> **Problem to solve**: From the material below, list every line containing "this".

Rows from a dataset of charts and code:

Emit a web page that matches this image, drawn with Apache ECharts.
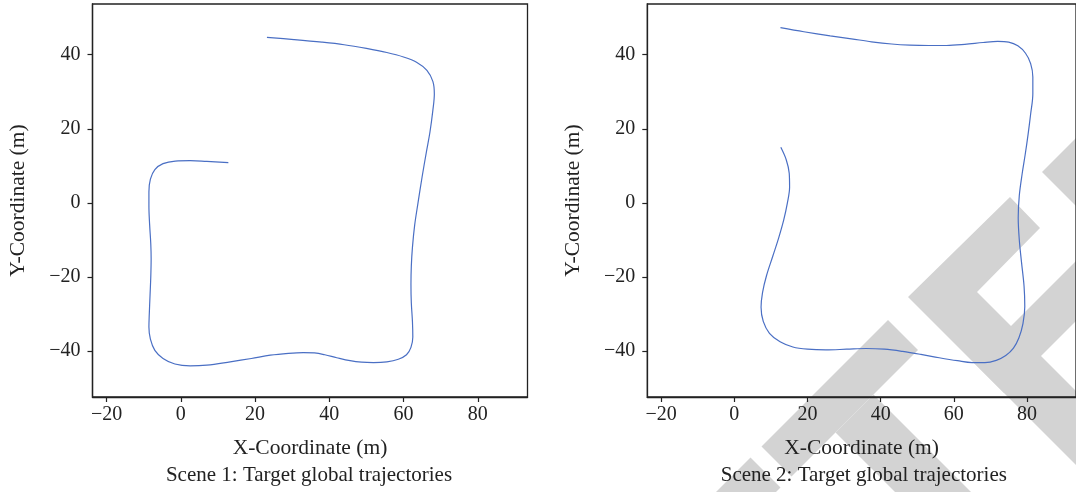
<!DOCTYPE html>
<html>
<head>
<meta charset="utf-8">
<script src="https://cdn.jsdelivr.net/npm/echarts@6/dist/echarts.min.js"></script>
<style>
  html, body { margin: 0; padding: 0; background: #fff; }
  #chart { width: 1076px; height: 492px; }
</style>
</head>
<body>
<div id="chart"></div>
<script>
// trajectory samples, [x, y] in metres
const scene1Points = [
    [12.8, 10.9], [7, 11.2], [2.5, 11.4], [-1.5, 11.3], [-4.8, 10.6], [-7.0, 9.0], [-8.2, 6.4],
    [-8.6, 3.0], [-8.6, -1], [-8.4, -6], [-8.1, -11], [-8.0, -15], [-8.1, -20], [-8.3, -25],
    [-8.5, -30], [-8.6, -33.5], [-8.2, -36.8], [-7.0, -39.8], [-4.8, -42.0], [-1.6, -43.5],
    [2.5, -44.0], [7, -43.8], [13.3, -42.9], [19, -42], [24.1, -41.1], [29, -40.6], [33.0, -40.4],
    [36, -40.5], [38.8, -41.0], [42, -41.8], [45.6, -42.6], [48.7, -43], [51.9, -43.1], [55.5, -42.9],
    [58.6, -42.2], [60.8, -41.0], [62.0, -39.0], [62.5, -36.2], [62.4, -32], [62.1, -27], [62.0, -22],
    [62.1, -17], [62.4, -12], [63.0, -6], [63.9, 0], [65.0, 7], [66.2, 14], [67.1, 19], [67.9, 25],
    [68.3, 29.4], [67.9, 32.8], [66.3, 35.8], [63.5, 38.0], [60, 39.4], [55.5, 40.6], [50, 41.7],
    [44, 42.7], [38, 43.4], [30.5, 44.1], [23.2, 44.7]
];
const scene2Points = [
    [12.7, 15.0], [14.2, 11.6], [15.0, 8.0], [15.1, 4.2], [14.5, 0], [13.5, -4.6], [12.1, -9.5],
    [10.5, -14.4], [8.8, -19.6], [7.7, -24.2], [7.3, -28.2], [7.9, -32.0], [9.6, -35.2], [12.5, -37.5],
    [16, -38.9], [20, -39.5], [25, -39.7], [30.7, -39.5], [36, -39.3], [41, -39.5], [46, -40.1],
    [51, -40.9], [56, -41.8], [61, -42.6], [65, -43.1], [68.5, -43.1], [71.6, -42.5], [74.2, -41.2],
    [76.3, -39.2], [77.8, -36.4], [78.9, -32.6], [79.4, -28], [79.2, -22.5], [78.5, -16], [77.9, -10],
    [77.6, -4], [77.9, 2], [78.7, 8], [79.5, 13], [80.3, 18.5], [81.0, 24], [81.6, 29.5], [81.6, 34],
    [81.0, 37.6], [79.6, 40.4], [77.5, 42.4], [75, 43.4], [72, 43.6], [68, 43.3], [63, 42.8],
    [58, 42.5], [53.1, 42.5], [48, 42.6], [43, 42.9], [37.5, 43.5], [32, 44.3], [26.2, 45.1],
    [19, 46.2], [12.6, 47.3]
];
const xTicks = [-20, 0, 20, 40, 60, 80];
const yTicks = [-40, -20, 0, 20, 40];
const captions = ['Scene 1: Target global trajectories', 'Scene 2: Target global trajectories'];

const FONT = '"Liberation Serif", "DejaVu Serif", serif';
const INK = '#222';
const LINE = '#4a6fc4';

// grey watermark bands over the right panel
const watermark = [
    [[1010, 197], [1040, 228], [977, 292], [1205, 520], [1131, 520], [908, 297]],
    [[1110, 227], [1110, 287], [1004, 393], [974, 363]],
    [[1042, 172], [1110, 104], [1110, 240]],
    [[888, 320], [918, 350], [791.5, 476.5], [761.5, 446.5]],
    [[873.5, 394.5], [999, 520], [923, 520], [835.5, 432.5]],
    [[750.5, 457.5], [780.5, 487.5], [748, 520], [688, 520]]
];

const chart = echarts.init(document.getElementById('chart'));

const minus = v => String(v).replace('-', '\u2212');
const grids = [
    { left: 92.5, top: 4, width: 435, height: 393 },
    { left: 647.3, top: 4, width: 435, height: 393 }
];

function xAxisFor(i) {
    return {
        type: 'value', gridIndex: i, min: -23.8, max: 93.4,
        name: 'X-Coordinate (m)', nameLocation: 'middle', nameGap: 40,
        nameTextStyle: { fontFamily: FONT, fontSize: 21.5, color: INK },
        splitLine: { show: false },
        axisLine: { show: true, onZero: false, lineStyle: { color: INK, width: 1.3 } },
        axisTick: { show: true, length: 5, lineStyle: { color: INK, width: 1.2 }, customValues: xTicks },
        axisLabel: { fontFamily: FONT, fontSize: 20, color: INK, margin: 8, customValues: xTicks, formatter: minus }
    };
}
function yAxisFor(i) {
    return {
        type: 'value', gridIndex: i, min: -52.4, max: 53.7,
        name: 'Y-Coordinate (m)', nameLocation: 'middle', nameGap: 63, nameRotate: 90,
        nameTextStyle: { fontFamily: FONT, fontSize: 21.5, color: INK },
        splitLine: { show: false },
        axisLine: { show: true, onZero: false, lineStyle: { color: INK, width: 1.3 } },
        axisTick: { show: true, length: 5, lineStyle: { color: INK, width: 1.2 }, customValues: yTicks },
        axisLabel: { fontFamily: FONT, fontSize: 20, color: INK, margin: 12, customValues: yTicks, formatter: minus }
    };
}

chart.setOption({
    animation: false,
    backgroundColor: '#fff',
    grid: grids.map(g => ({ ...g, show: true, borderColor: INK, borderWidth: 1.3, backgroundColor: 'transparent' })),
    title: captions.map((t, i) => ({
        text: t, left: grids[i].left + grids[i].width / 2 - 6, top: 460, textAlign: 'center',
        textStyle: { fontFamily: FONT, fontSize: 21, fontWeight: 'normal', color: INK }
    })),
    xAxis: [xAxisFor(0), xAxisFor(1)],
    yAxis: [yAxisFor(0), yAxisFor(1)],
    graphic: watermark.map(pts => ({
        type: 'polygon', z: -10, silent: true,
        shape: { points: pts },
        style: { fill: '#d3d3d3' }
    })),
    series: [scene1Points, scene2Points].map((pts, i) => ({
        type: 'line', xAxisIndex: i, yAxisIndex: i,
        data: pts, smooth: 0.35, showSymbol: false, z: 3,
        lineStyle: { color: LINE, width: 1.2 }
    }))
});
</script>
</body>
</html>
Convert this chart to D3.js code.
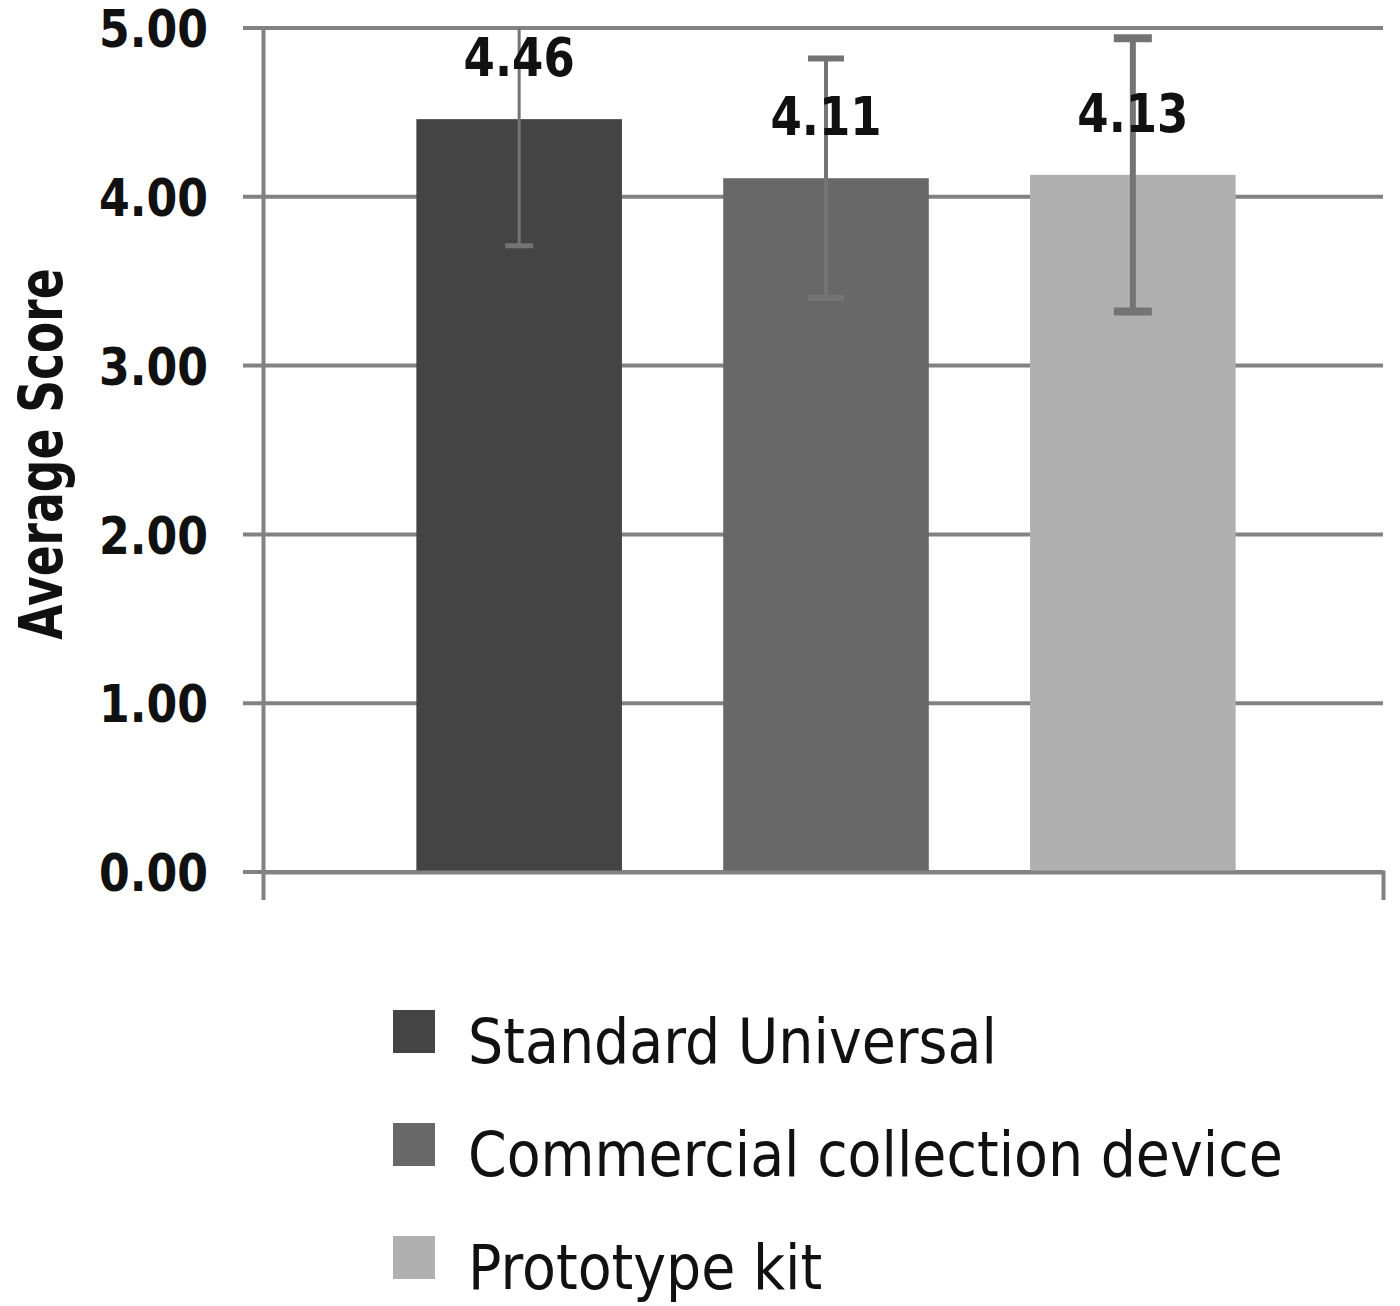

> **The result**:
Emit a web page that matches this image, drawn with Apache ECharts.
Convert this chart to D3.js code.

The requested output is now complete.